Task to complete>
Pictures must not be retyped. Return exactly the lines from the one with "Output the web" through the one with "const legendTitle = ['Smrtni', 'ishod', 'unutar', '28", both included, and no others.

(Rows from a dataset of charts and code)

▼▼▼

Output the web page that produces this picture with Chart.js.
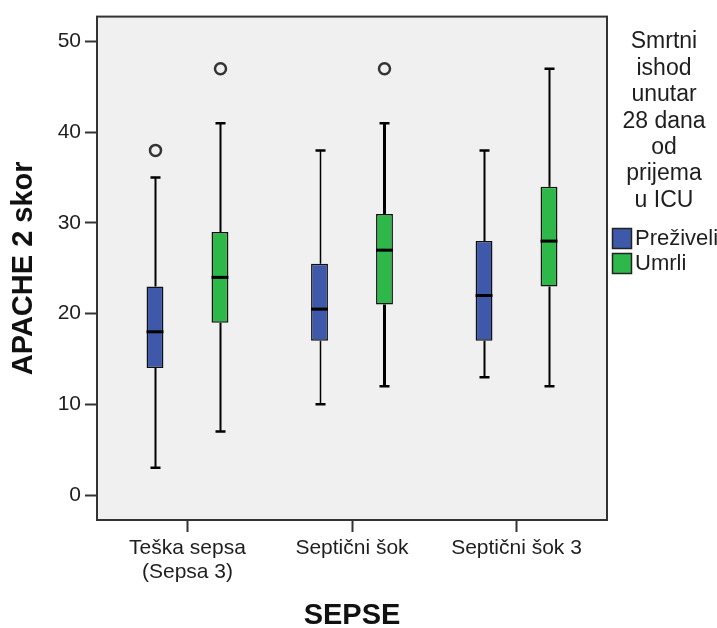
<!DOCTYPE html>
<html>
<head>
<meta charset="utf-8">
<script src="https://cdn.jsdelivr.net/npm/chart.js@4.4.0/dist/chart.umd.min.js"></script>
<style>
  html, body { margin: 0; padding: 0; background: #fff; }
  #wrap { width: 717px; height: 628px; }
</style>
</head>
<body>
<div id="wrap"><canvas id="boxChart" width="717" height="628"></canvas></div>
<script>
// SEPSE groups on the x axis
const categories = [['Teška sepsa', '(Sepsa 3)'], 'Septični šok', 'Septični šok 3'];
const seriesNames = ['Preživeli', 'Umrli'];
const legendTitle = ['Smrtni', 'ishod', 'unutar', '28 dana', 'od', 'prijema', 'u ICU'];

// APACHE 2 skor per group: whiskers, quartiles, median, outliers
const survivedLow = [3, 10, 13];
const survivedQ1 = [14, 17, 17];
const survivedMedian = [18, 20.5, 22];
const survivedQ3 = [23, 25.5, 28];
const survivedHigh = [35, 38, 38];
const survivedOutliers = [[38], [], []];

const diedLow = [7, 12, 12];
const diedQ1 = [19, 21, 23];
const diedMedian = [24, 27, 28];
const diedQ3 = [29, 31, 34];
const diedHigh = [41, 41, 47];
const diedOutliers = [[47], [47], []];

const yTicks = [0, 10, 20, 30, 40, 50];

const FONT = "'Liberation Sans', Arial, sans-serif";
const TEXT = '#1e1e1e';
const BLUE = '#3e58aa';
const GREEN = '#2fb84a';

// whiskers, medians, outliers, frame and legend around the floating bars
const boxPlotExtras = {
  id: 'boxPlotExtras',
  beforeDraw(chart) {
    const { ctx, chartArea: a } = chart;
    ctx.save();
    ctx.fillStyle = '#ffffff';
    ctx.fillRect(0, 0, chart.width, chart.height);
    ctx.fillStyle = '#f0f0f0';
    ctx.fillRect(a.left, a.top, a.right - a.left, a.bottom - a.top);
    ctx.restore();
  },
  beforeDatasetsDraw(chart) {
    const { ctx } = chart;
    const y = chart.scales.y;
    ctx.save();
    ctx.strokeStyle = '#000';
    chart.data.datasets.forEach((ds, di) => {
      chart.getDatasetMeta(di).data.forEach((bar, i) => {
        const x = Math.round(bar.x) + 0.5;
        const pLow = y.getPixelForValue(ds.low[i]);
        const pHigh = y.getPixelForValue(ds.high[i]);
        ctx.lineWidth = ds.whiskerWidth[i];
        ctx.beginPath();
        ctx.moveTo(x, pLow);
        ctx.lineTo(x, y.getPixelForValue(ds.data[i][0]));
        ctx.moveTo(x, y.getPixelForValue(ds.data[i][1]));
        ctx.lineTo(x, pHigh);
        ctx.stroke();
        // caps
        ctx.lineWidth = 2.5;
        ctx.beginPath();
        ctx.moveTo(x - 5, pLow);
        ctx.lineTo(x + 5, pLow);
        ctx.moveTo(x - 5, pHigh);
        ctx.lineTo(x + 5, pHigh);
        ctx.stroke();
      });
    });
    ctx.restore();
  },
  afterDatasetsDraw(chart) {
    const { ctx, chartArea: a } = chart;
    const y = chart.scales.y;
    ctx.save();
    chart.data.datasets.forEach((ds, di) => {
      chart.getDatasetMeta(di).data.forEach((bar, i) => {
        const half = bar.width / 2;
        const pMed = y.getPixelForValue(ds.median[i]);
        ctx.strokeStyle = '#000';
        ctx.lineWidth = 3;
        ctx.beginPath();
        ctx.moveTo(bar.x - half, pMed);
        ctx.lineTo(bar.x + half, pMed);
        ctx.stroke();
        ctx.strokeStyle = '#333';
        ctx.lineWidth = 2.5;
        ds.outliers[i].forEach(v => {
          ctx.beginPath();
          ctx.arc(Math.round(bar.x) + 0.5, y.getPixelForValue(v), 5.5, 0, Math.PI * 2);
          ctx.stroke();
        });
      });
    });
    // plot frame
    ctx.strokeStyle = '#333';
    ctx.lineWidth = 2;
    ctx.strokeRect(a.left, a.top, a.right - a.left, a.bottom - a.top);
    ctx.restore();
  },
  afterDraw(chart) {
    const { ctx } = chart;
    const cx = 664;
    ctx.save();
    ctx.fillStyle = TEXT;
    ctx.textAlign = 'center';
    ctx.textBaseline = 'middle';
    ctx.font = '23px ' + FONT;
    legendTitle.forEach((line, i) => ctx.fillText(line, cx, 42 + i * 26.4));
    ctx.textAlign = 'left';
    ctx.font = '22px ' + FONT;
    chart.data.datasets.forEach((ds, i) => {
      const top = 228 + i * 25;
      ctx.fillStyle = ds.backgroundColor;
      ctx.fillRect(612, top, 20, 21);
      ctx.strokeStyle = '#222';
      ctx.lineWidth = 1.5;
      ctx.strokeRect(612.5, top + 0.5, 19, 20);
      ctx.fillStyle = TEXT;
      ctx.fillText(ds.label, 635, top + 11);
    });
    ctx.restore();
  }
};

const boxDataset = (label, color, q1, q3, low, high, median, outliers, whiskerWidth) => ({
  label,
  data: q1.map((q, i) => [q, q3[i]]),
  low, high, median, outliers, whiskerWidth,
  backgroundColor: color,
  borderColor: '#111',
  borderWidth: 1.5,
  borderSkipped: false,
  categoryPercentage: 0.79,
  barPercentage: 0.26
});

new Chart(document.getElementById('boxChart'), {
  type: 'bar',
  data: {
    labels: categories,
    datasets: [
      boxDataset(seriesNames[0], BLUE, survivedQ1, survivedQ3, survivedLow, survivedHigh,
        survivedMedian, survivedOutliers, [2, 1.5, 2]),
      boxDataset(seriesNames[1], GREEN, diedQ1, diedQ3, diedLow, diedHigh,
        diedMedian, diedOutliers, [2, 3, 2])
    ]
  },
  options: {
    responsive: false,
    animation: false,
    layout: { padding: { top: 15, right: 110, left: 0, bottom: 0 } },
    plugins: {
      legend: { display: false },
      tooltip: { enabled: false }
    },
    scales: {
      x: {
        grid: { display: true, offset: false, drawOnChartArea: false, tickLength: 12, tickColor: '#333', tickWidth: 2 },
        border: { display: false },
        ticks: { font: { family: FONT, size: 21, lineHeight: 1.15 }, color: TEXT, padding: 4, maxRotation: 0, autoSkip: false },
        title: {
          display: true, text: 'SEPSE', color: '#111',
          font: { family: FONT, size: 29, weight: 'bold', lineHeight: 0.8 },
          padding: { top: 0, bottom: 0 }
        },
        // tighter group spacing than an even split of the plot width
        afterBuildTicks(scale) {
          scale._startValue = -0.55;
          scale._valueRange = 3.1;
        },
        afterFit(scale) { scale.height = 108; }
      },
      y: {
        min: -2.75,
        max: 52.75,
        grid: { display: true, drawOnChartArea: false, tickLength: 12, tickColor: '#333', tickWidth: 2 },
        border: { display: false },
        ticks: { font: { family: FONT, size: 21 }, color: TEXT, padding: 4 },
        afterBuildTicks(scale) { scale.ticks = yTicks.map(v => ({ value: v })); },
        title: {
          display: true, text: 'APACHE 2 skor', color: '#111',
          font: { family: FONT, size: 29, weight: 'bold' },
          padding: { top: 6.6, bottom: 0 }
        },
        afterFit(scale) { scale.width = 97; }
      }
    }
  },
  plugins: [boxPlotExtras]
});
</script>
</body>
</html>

▲▲▲
▼▼▼

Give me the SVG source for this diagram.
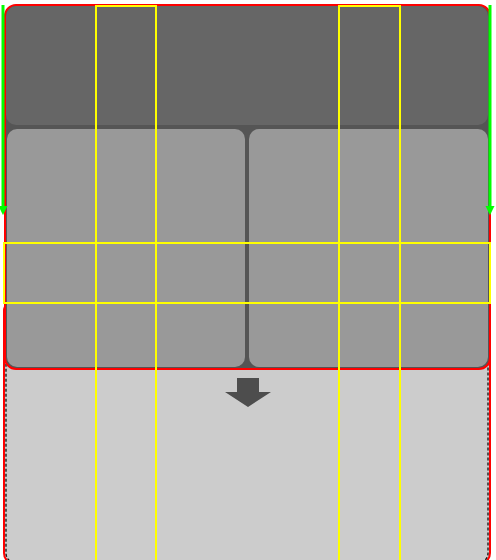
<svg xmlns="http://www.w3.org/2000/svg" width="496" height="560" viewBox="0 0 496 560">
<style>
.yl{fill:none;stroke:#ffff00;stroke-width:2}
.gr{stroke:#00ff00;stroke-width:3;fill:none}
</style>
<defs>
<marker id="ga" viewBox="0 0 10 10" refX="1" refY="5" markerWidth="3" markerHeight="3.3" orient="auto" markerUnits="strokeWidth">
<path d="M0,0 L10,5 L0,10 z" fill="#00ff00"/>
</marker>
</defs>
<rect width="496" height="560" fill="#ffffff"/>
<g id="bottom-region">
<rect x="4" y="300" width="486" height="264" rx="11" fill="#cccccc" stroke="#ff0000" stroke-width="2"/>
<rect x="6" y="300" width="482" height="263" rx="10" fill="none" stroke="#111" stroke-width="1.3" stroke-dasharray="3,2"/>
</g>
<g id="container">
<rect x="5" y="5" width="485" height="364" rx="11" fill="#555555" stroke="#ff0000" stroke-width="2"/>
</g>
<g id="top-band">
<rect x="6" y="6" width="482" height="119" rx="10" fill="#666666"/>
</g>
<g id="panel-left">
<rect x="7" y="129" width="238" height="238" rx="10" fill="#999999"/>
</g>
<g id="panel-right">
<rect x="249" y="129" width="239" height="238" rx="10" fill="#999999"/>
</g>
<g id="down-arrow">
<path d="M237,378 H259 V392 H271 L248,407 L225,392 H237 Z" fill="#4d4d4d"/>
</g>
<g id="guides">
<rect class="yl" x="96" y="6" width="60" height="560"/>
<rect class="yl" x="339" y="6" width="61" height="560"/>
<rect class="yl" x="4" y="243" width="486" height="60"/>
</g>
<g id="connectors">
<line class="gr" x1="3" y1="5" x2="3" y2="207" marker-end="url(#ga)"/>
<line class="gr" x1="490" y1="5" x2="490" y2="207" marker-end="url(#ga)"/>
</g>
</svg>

▲▲▲

Completed task>
Output the web page that produces this picture with Chart.js.
<!DOCTYPE html>
<html>
<head>
<meta charset="utf-8">
<script src="https://cdn.jsdelivr.net/npm/chart.js@4.4.0/dist/chart.umd.min.js"></script>
<style>
  html, body { margin: 0; padding: 0; background: #fff; }
  #wrap { width: 717px; height: 628px; }
</style>
</head>
<body>
<div id="wrap"><canvas id="boxChart" width="717" height="628"></canvas></div>
<script>
// SEPSE groups on the x axis
const categories = [['Teška sepsa', '(Sepsa 3)'], 'Septični šok', 'Septični šok 3'];
const seriesNames = ['Preživeli', 'Umrli'];
const legendTitle = ['Smrtni', 'ishod', 'unutar', '28 dana', 'od', 'prijema', 'u ICU'];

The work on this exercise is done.